As cooks--as people, one of our most valuable skills is critical thinking. It’s what enabled us to survive when we realized the old spears didn’t work against mammoths. Something must be wrong. Let me think about this and figure out what’s next. It’s what spurred the invention of the atlatl, and it’s what enables a cook to substitute bacon for pancetta. Is it going to taste exactly the same? No, probably not. Will it taste close enough for most people? Yes, I imagine it would.

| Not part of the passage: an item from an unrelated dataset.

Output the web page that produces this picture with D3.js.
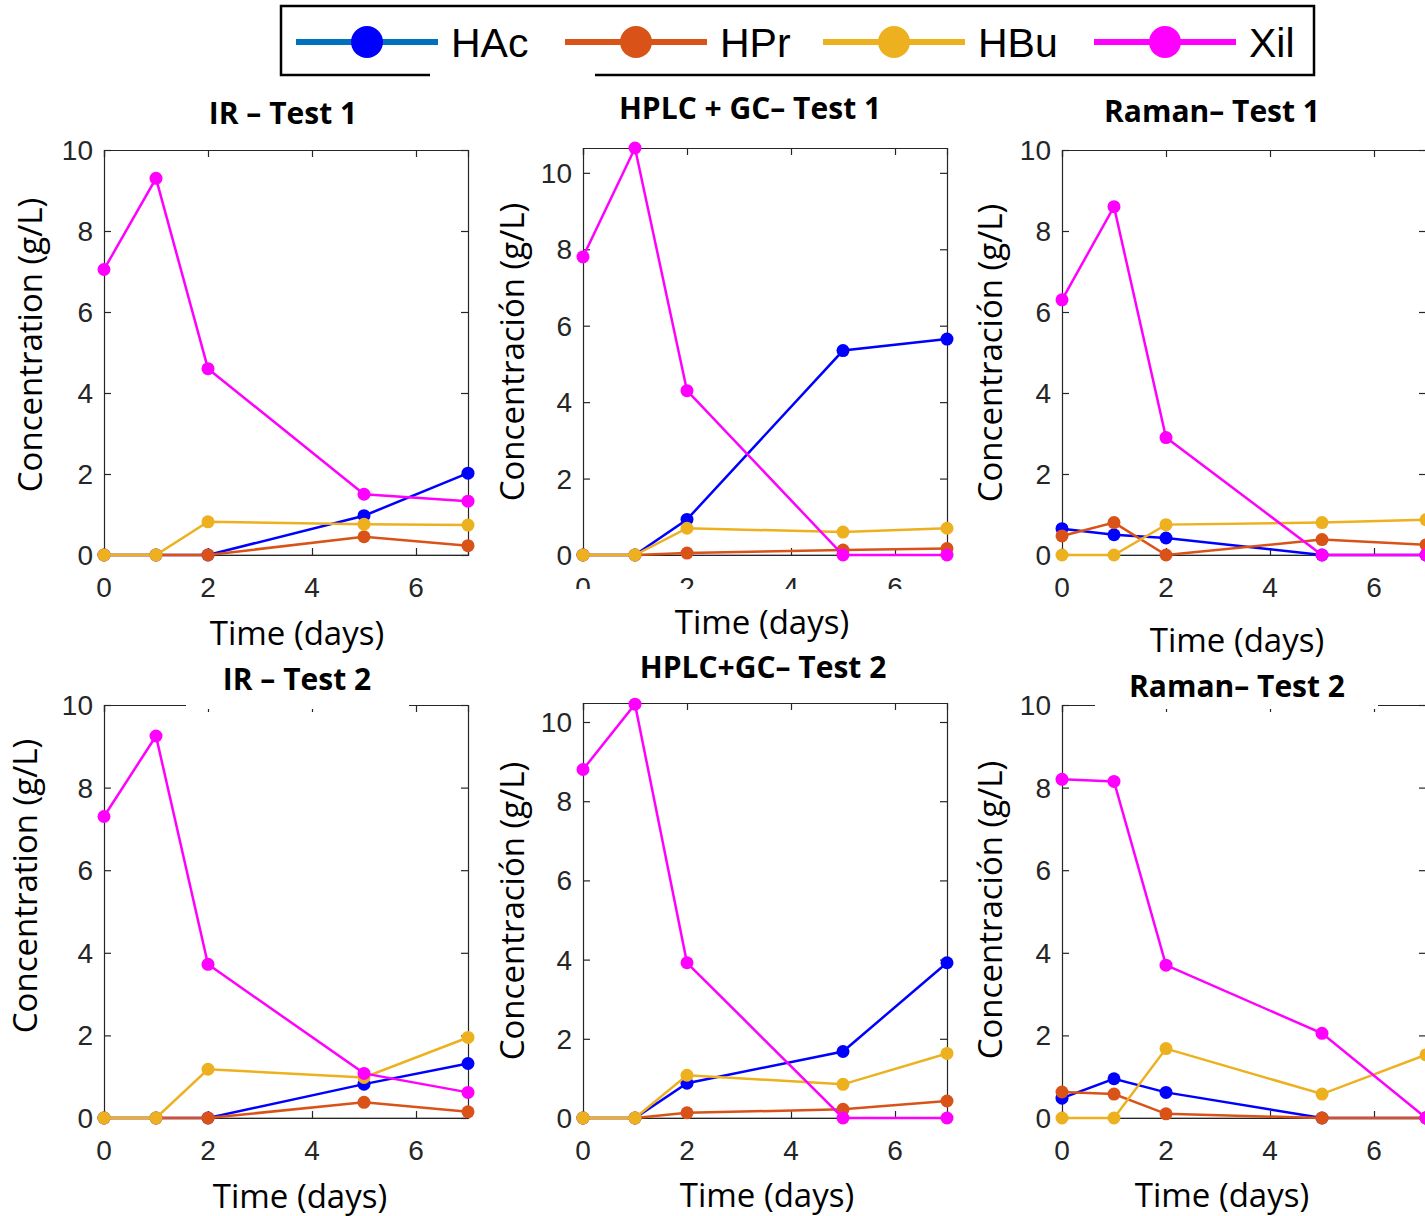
<!DOCTYPE html>
<html>
<head>
<meta charset="utf-8">
<script src="https://cdn.jsdelivr.net/npm/d3@7"></script>
<style>
  body { margin: 0; background: #fff; }
  svg { display: block; }
</style>
</head>
<body>
<svg id="chart"></svg>
<script>
// sampling days
var days = [0, 1, 2, 5, 7];
var seriesNames = ["HAc", "HPr", "HBu", "Xil"];
var markerColors = ["#0000FF", "#D95319", "#EDB120", "#FF00FF"];
var legendLineColors = ["#0072BD", "#D95319", "#EDB120", "#FF00FF"];
var yTicks = [0, 2, 4, 6, 8, 10];
var xTicks = [0, 2, 4, 6];

// values per panel, rows = HAc, HPr, HBu, Xil
var irTest1 = [
  [0, 0, 0, 0.97, 2.02],
  [0, 0, 0, 0.45, 0.23],
  [0, 0, 0.82, 0.76, 0.74],
  [7.05, 9.3, 4.6, 1.5, 1.33]
];
var hplcTest1 = [
  [0, 0, 0.93, 5.35, 5.65],
  [0, 0, 0.05, 0.13, 0.17],
  [0, 0, 0.7, 0.6, 0.7],
  [7.8, 10.65, 4.3, 0, 0]
];
var ramanTest1 = [
  [0.65, 0.5, 0.42, 0, 0],
  [0.47, 0.8, 0, 0.38, 0.25],
  [0, 0, 0.75, 0.8, 0.87],
  [6.3, 8.6, 2.9, 0, 0]
];
var irTest2 = [
  [0, 0, 0, 0.82, 1.32],
  [0, 0, 0, 0.38, 0.15],
  [0, 0, 1.18, 0.98, 1.95],
  [7.3, 9.25, 3.72, 1.08, 0.62]
];
var hplcTest2 = [
  [0, 0, 0.88, 1.68, 3.92],
  [0, 0, 0.13, 0.22, 0.43],
  [0, 0, 1.08, 0.85, 1.63],
  [8.8, 10.45, 3.92, 0, 0]
];
var ramanTest2 = [
  [0.48, 0.95, 0.62, 0, 0],
  [0.63, 0.58, 0.1, 0, 0],
  [0, 0, 1.68, 0.58, 1.53],
  [8.2, 8.15, 3.7, 2.05, 0]
];

var W = 1425, H = 1216;
var svg = d3.select("#chart").attr("width", W).attr("height", H);

// layout of each subplot (pixel boxes, titles, label spots)
var panels = [
  { data: irTest1, title: "IR \u2013 Test 1", ylab: "Concentration (g/L)", ymax: 10,
    x0: 104, x1: 468, y0: 150, y1: 555, tx: 283, ty: 113, ylx: 30, yly: 345, xlx: 297, xly: 633 },
  { data: hplcTest1, title: "HPLC + GC\u2013 Test 1", ylab: "Concentración (g/L)", ymax: 10.65,
    x0: 583, x1: 947, y0: 148, y1: 555, tx: 750, ty: 108, ylx: 512, yly: 352, xlx: 762, xly: 622, cutTicks: true },
  { data: ramanTest1, title: "Raman\u2013 Test 1", ylab: "Concentración (g/L)", ymax: 10,
    x0: 1062, x1: 1426, y0: 150, y1: 555, tx: 1212, ty: 111, ylx: 990, yly: 353, xlx: 1237, xly: 640 },
  { data: irTest2, title: "IR \u2013 Test 2", ylab: "Concentration (g/L)", ymax: 10,
    x0: 104, x1: 468, y0: 705, y1: 1118, tx: 297, ty: 679, ylx: 25, yly: 886, xlx: 300, xly: 1196, gap: [186, 409] },
  { data: hplcTest2, title: "HPLC+GC\u2013 Test 2", ylab: "Concentración (g/L)", ymax: 10.48,
    x0: 583, x1: 947, y0: 703, y1: 1118, tx: 763, ty: 667, ylx: 512, yly: 911, xlx: 767, xly: 1195 },
  { data: ramanTest2, title: "Raman\u2013 Test 2", ylab: "Concentración (g/L)", ymax: 10,
    x0: 1062, x1: 1426, y0: 705, y1: 1118, tx: 1237, ty: 686, ylx: 990, yly: 910, xlx: 1222, xly: 1195, gap: [1095, 1378] }
];

var axisColor = "#262626";
var tickFont = "'Liberation Sans', Arial, sans-serif";
var labelFont = "'Open Sans', sans-serif";
var titleFont = "'Open Sans', sans-serif";

panels.forEach(function(p, pi) {
  var x = d3.scaleLinear().domain([0, 7]).range([p.x0, p.x1]);
  var y = d3.scaleLinear().domain([0, p.ymax]).range([p.y1, p.y0]);
  var g = svg.append("g");

  // zero baseline (grey) like the original
  g.append("line")
    .attr("x1", x(0)).attr("x2", x(7))
    .attr("y1", y(0)).attr("y2", y(0))
    .attr("stroke", "#999").attr("stroke-width", 1.5);

  // box + ticks on all four sides, inward
  var axB = d3.axisBottom(x).tickValues(xTicks).tickSize(-7).tickFormat("");
  var axT = d3.axisTop(x).tickValues(xTicks).tickSize(-7).tickFormat("");
  var axL = d3.axisLeft(y).tickValues(yTicks).tickSize(-7).tickFormat("");
  var axR = d3.axisRight(y).tickValues(yTicks).tickSize(-7).tickFormat("");
  [[axB, "translate(0," + p.y1 + ")"], [axT, "translate(0," + p.y0 + ")"],
   [axL, "translate(" + p.x0 + ",0)"], [axR, "translate(" + p.x1 + ",0)"]].forEach(function(a) {
    var ga = g.append("g").attr("transform", a[1]).call(a[0]);
    ga.selectAll("path").attr("stroke", axisColor).attr("stroke-width", 1.2);
    ga.selectAll("line").attr("stroke", axisColor).attr("stroke-width", 1.2);
  });

  // x tick labels (the HPLC test 1 panel has them half hidden in the original)
  var xtg = g.append("g");
  if (p.cutTicks) {
    svg.append("clipPath").attr("id", "cut" + pi)
      .append("rect").attr("x", p.x0 - 30).attr("y", p.y1 + 5)
      .attr("width", p.x1 - p.x0 + 60).attr("height", 29);
    xtg.attr("clip-path", "url(#cut" + pi + ")");
  }
  xtg.selectAll(".xt").data(xTicks).enter().append("text")
    .attr("x", function(d) { return x(d); })
    .attr("y", p.y1 + 42)
    .attr("text-anchor", "middle")
    .attr("font-family", tickFont).attr("font-size", 28)
    .attr("fill", axisColor)
    .text(function(d) { return d; });
  g.selectAll(".yt").data(yTicks).enter().append("text")
    .attr("x", p.x0 - 11)
    .attr("y", function(d) { return y(d) + 10; })
    .attr("text-anchor", "end")
    .attr("font-family", tickFont).attr("font-size", 28)
    .attr("fill", axisColor)
    .text(function(d) { return d; });

  // series
  var line = d3.line()
    .x(function(d, i) { return x(days[i]); })
    .y(function(d) { return y(d); });
  p.data.forEach(function(vals, s) {
    g.append("path")
      .datum(vals)
      .attr("d", line)
      .attr("fill", "none")
      .attr("stroke", markerColors[s])
      .attr("stroke-width", 2.5);
    g.selectAll(".m" + s).data(vals).enter().append("circle")
      .attr("cx", function(d, i) { return x(days[i]); })
      .attr("cy", function(d) { return y(d); })
      .attr("r", 6.5)
      .attr("fill", markerColors[s]);
  });

  // white patch that breaks the top frame behind some titles
  if (p.gap) {
    g.append("rect").attr("x", p.gap[0]).attr("y", p.y0 - 4)
      .attr("width", p.gap[1] - p.gap[0]).attr("height", 8).attr("fill", "#fff");
  }

  // title
  g.append("text")
    .attr("x", p.tx).attr("y", p.ty + 11)
    .attr("text-anchor", "middle")
    .attr("font-family", titleFont).attr("font-weight", "bold").attr("font-size", 30)
    .attr("fill", "#000")
    .text(p.title);

  // axis labels
  g.append("text")
    .attr("x", p.xlx).attr("y", p.xly + 12)
    .attr("text-anchor", "middle")
    .attr("font-family", labelFont).attr("font-size", 33)
    .attr("fill", "#000")
    .text("Time (days)");
  g.append("text")
    .attr("transform", "translate(" + (p.ylx + 12) + "," + p.yly + ") rotate(-90)")
    .attr("text-anchor", "middle")
    .attr("font-family", labelFont).attr("font-size", 33)
    .attr("fill", "#000")
    .text(p.ylab);
});

// legend
var leg = svg.append("g");
leg.append("rect")
  .attr("x", 281).attr("y", 6).attr("width", 1033).attr("height", 69)
  .attr("fill", "#fff").attr("stroke", "#000").attr("stroke-width", 2.5);
leg.append("rect").attr("x", 430).attr("y", 72).attr("width", 165).attr("height", 6).attr("fill", "#fff");

var legX = d3.scaleOrdinal().domain(seriesNames).range([296, 565, 823, 1094]);
seriesNames.forEach(function(name, i) {
  var lx = legX(name);
  leg.append("line")
    .attr("x1", lx).attr("x2", lx + 142)
    .attr("y1", 42).attr("y2", 42)
    .attr("stroke", legendLineColors[i]).attr("stroke-width", 6);
  leg.append("circle")
    .attr("cx", lx + 71).attr("cy", 42).attr("r", 16)
    .attr("fill", markerColors[i]);
  leg.append("text")
    .attr("x", lx + 155).attr("y", 57)
    .attr("font-family", tickFont).attr("font-size", 41)
    .attr("fill", "#000")
    .text(name);
});
</script>
</body>
</html>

This is one of the wonderful things about learning to cook. Anyone can follow a recipe to the letter. It’s one of the reasons baking is so popular. "Just tell me exactly what to do, and I’ll make it happen." Baking recipes are precise, and if you follow them, you will end up with something that has a flavor and texture just like the real things. Unless you’re trying to bake at high altitude or in very low or very high humidity. But cooking--good cooking relies on, among other things, the cook’s ability to think fast, to make changes and adapt as the need arises. Scared by "serves 18"? Divide everything by three and the recipe will serve six. Keep the leftovers for lunch. If a recipe calls for julienned carrots and you don’t have the time, inclination or skills to do a good job? Give it a go anyway. No one ever learned anything by not trying.

What really struck me as pathetic were the comments people left. Refusing to cook food you don't like doesn't mean the recipe is too difficult or "too fussy" to make. It just means you don't like certain foods or have made choices about what you'll eat. People who wrote things like, "Butter" completely missed the point (and should be kicked out of the kitchen). And "meanwhile" as a deal breaker? How does this person get anything done? While waiting for the laundry to dry, does she sit and stare at the wall? I also don’t understand people who shy away from words like, "just" or "quickly." It’s food on fire. Pay attention to it if you have to. And if it all goes to shit? Think about what went wrong and don’t do that next time. Then order a pizza.

1 comment:

James said...

Great post. I agree with you completely. If people don't want to cook, just admit it. Just be honest. Don't whine with excuses.

Some of these folks ... "if I can't make it in one day I won't" ... wow. Guess they're never going to make properly barbecued brisket (14+ hours in a smoker plus prep and brine time) or the latest chocolate cookies from the NYT (36 hours of fridge time).

Where I live (Tacloban, Leyte, Philippines), nearly every recipe has a potential deal-breaker. That's what I find actually fun ... the challenge of figuring out what I can use to create or substitute to make a recipe.

There are many things that I used to take for granted that I'd buy at the store (tortillas and sour cream are two excellent examples) that I now must make from scratch if I want them.

It's a blast!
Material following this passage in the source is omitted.